Build model tenements? Unless he cheapens house accommodations he drives further the class he would benefit, and as he cheapens house accommodations he brings more to seek employment and cheapens wages.

Institute laboratories, scientific schools, workshops for physical experiments? He but stimulates invention and discovery, the very forces that, acting on a society based on private property in land, are crushing labor as between the upper and the nether millstone.

Promote emigration from places where wages are low to places where they are somewhat higher? If he does, even those whom he at first helps to emigrate will soon turn on him to demand that such emigration shall be stopped as reducing their wages.

Give away what land he may have, or refuse to take rent for it, or let it at lower rents than the market price? He will simply make new landowners or partial landowners; he may make some individuals the richer, but he will do nothing to improve the general condition of labor.

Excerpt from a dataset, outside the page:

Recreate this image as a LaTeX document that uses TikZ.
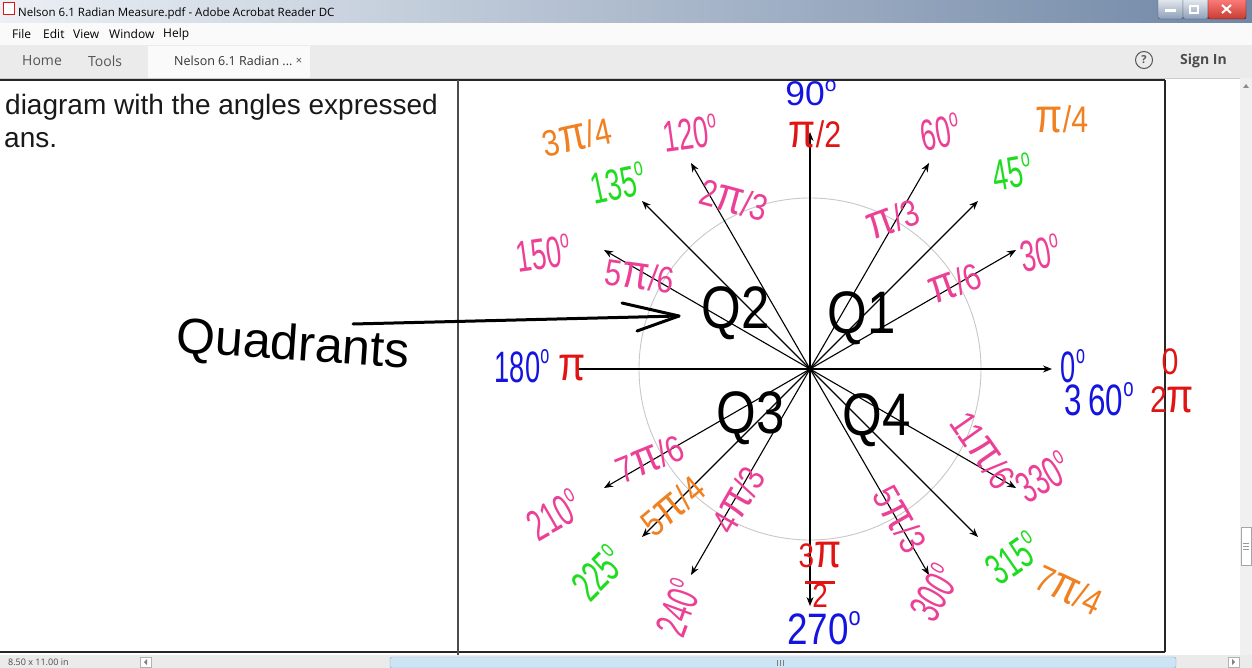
\documentclass[tikz,border=0pt]{standalone}
\usepackage{fontspec}
\setmainfont{Liberation Sans}
\newfontfamily\hand[FakeStretch=0.62]{Liberation Sans}
\newfontfamily\handr[FakeStretch=0.82]{Liberation Sans}
\newfontfamily\qf[FakeStretch=0.85]{Liberation Sans}
\newfontfamily\ui{Open Sans}
\usetikzlibrary{arrows.meta}
\definecolor{pk}{RGB}{236,64,150}
\definecolor{gr}{RGB}{30,220,30}
\definecolor{og}{RGB}{240,128,32}
\definecolor{rd}{RGB}{225,20,20}
\definecolor{bl}{RGB}{20,20,225}
\definecolor{titleL}{RGB}{236,240,245}
\definecolor{titleR}{RGB}{112,135,166}
\definecolor{tabbg}{RGB}{235,235,235}
\definecolor{menubg}{RGB}{250,250,250}
\definecolor{uitext}{RGB}{85,85,85}
\definecolor{circ}{RGB}{200,200,200}
\definecolor{closebot}{RGB}{200,60,50}
\definecolor{sbdraw}{RGB}{130,170,205}
\definecolor{sbfill}{RGB}{205,228,245}
\newcommand\dg{\raisebox{0.42em}{\fontsize{26}{26}\selectfont o}}
\newcommand\p{{\fontsize{48}{38}\selectfont π}}
\begin{document}
\begin{tikzpicture}[x=1pt,y=-1pt,
  deg/.style={font=\hand\fontsize{44}{44}\selectfont, inner sep=0pt},
  rad/.style={font=\handr\fontsize{37}{37}\selectfont, inner sep=0pt},
  quad/.style={font=\qf\fontsize{60}{60}\selectfont, inner sep=0pt},
  ray/.style={line width=1.1pt, -{Stealth[length=9pt,width=7pt]}},
  uilab/.style={font=\ui\fontsize{12}{12}\selectfont, inner sep=0pt, anchor=west},
  tablab/.style={font=\ui\fontsize{14}{14}\selectfont, inner sep=0pt, text=uitext}
]
\useasboundingbox (0,0) rectangle (1252,668);
\fill[white] (0,0) rectangle (1252,668);
% title bar
\shade[left color=titleL, right color=titleR] (0,0) rectangle (1252,23);
\fill[white] (3,3) rectangle (14,15);
\draw[rd, line width=1pt] (3,3) rectangle (14,15);
\node[uilab, anchor=west, font=\ui\fontsize{11.5}{12}\selectfont] (title) at (18,13) {Nelson 6.1 Radian Measure.pdf - Adobe Acrobat Reader DC};
\shade[top color=white!85!titleR, bottom color=titleR!80!white, draw=titleR!60!black, rounded corners=2pt] (1158,-2) rectangle (1183,19);
\shade[top color=white!85!titleR, bottom color=titleR!80!white, draw=titleR!60!black, rounded corners=2pt] (1183,-2) rectangle (1208,19);
\shade[top color=red!50!white, bottom color=closebot, draw=red!40!black, rounded corners=2pt] (1208,-2) rectangle (1246,19);
\fill[white] (1165,9) rectangle (1176,12);
\draw[white, line width=1.5pt] (1190,6) rectangle (1198,13);
\draw[white, line width=2pt] (1222,5) -- (1231,13) (1222,13) -- (1231,5);
% menu bar
\fill[menubg] (0,23) rectangle (1252,45);
\node[uilab] (mFile) at (12,34) {File};
\node[uilab] (mEdit) at (43,34) {Edit};
\node[uilab] (mView) at (73,34) {View};
\node[uilab] (mWindow) at (109,34) {Window};
\node[uilab] (mHelp) at (163,34) {Help};
% tab bar
\fill[tabbg] (0,45) rectangle (1252,78);
\fill[menubg] (148,46) rectangle (310,78);
\node[tablab, anchor=west] (tHome) at (22,61) {Home};
\node[tablab, anchor=west] (tTools) at (88,61) {Tools};
\node[tablab, anchor=west, font=\ui\fontsize{12.5}{13}\selectfont, text=black!80] (tDoc) at (174,61) {Nelson 6.1 Radian ...};
\node[tablab, font=\ui\fontsize{11}{11}\selectfont, text=black!70] (tX) at (299,61) {×};
\draw[uitext, line width=1pt] (1144,60) circle (8.5);
\node[tablab, font=\ui\fontsize{11}{11}\selectfont\bfseries] (qm) at (1144,60) {?};
\node[tablab, anchor=west, font=\ui\fontsize{14}{14}\selectfont\bfseries, text=black!70] (signin) at (1180,61) {Sign In};
\draw[black!20] (0,78) -- (1252,78);
% right scrollbar
\fill[black!6] (1240,78) rectangle (1252,655);
\fill[black!45] (1243,88) -- (1249,88) -- (1246,84) -- cycle;
\draw[black!35, fill=white] (1241,527) rectangle (1251,565);
\draw[black!40] (1243,543) -- (1249,543) (1243,546) -- (1249,546) (1243,549) -- (1249,549);
% page frame
\draw[black!85, line width=1.4pt] (0,80) -- (1165,80);
\draw[black!85, line width=1.2pt] (0,652) -- (1165,652);
\draw[black!70, line width=1.4pt] (458,80) -- (458,657);
\draw[black!85, line width=1.2pt] (1165,80) -- (1165,652);
% status bar
\fill[black!8] (0,655) rectangle (1252,668);
\node[uilab, font=\ui\fontsize{9}{9}\selectfont, text=black!70] (size) at (8,662) {8.50 x 11.00 in};
\draw[black!30, fill=white] (140,657) rectangle (151,667);
\fill[black!50] (147,659) -- (147,665) -- (144,662) -- cycle;
\draw[sbdraw, fill=sbfill, rounded corners=2pt] (390,657) rectangle (1176,668);
\draw[black!50] (777,660) -- (777,666) (780,660) -- (780,666) (783,660) -- (783,666);
\draw[black!30, fill=white] (1228,657) rectangle (1239,667);
\fill[black!50] (1232,659) -- (1232,665) -- (1235,662) -- cycle;
% document text
\node[anchor=base west, inner sep=0pt, font=\fontsize{28}{32}\selectfont, text=black!90] (doc1) at (5,115) {diagram with the angles expressed};
\node[anchor=base west, inner sep=0pt, font=\fontsize{28}{32}\selectfont, text=black!90] (doc2) at (4,148) {ans.};
% unit circle
\coordinate (O) at (810,369);
\draw[circ, line width=0.9pt] (O) circle (171);
% axes and rays
\coordinate (t0) at (1052,369);
\coordinate (t30) at (1016,250);
\coordinate (t45) at (978,201);
\coordinate (t60) at (929,163);
\coordinate (t90) at (810,132);
\coordinate (t120) at (691,163);
\coordinate (t135) at (642,201);
\coordinate (t150) at (604,250);
\coordinate (t180) at (578,369);
\coordinate (t210) at (604,488);
\coordinate (t225) at (642,537);
\coordinate (t240) at (691,575);
\coordinate (t270) at (810,606);
\coordinate (t300) at (929,575);
\coordinate (t315) at (978,537);
\coordinate (t330) at (1016,488);
\draw[line width=1.1pt] (O) -- (t180);
\foreach \a in {0,30,45,60,90,120,135,150,210,225,240,270,300,315,330}
  \draw[ray] (O) -- (t\a);
% degree labels
\node[deg, text=bl, xscale=1.3, yscale=0.78] (d90) at (811,93) {90\dg};
\node[deg, text=pk, rotate=10] (d60) at (940,132) {60\dg};
\node[deg, text=gr, rotate=10] (d45) at (1012,172) {45\dg};
\node[deg, text=pk, rotate=10] (d30) at (1040,253) {30\dg};
\node[deg, text=pk, rotate=8] (d120) at (690,133) {120\dg};
\node[deg, text=gr, rotate=12] (d135) at (618,183) {135\dg};
\node[deg, text=pk, rotate=8] (d150) at (543,253) {150\dg};
\node[deg, text=bl] (d180) at (522,366) {180\dg};
\node[deg, text=bl] (d0) at (1073,366) {0\dg};
\node[deg, text=bl, xscale=1.15] (d360) at (1099,399) {3\hspace{6pt}60\dg};
\node[deg, text=pk, rotate=30] (d210) at (554,515) {210\dg};
\node[deg, text=gr, rotate=45] (d225) at (598,573) {225\dg};
\node[deg, text=pk, rotate=70] (d240) at (678,608) {240\dg};
\node[deg, text=bl, xscale=1.35] (d270) at (824,628) {270\dg};
\node[deg, text=pk, rotate=60] (d300) at (934,593) {300\dg};
\node[deg, text=gr, rotate=35] (d315) at (1013,558) {315\dg};
\node[deg, text=pk, rotate=30] (d330) at (1043,477) {330\dg};
% radian labels
\node[rad, text=rd] (r90) at (815,134) {\p/2};
\node[rad, text=og] (r45) at (1062,119) {\p/4};
\node[rad, text=pk, rotate=20] (r60) at (893,219) {\p/3};
\node[rad, text=pk, rotate=20] (r30) at (955,283) {\p/6};
\node[rad, text=og, rotate=12] (r135) at (577,137) {3\p/4};
\node[rad, text=pk, rotate=-15] (r120) at (734,200) {2\p/3};
\node[rad, text=pk, rotate=-8] (r150) at (640,276) {5\p/6};
\node[rad, text=rd] (r180) at (572,368) {\p};
\node[rad, text=rd] (r0a) at (1170,362) {0};
\node[rad, text=rd] (r0b) at (1172,400) {2\p};
\node[rad, text=pk, rotate=22] (r210) at (650,459) {7\p/6};
\node[rad, text=og, rotate=40] (r225) at (673,506) {5\p/4};
\node[rad, text=pk, rotate=60] (r240) at (738,500) {4\p/3};
\node[rad, text=rd, align=center, font=\handr\fontsize{34}{30}\selectfont] (r270) at (820,575) {3\p\\[-14pt]\rule{30pt}{2.5pt}\\[-6pt]2};
\node[rad, text=pk, rotate=-60] (r300) at (900,519) {5\p/3};
\node[rad, text=og, rotate=-25] (r315) at (1069,590) {7\p/4};
\node[rad, text=pk, rotate=-55] (r330) at (983,450) {11\p/6};
% quadrant labels
\node[quad] (Q1) at (862,318) {Q1};
\node[quad] (Q2) at (736,313) {Q2};
\node[quad] (Q3) at (751,418) {Q3};
\node[quad] (Q4) at (877,420) {Q4};
% Quadrants annotation
\node[inner sep=0pt, font=\fontsize{50}{50}\selectfont, rotate=-4] (quadtxt) at (293,347) {Quadrants};
\coordinate (qa) at (353,324);
\coordinate (qt) at (679,316);
\coordinate (w1) at (622,303);
\coordinate (w2) at (637,331);
\draw[line width=3pt, line cap=round, line join=round] (qa) -- (qt);
\draw[line width=3pt, line cap=round, line join=round] (w1) -- (qt) -- (w2);
\end{tikzpicture}
\end{document}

Or, bethinking himself of those public-spirited citizens of classic times who spent great sums in improving their native cities, shall he try to beautify the city of his birth or adoption? Let him widen and straighten narrow and crooked streets, let him build parks and erect fountains, let him open tramways and bring in railroads, or in any way make beautiful and attractive his chosen city, and what will be the result? Must it not be that those who appropriate God's bounty will take his also? Will it not be that the value of land will go up, and that the net result of his benefactions will be an increase of rents and a bounty to landowners? Why, even the mere announcement that he is going to do such things will start speculation and send up the value of land by leaps and bounds.

What, then, can the rich man do to improve the condition of labor?

He can do nothing at all except to use his strength for the abolition of the great primary wrong that robs men of their birthright. The justice of God laughs at the attempts of men to substitute anything else for it.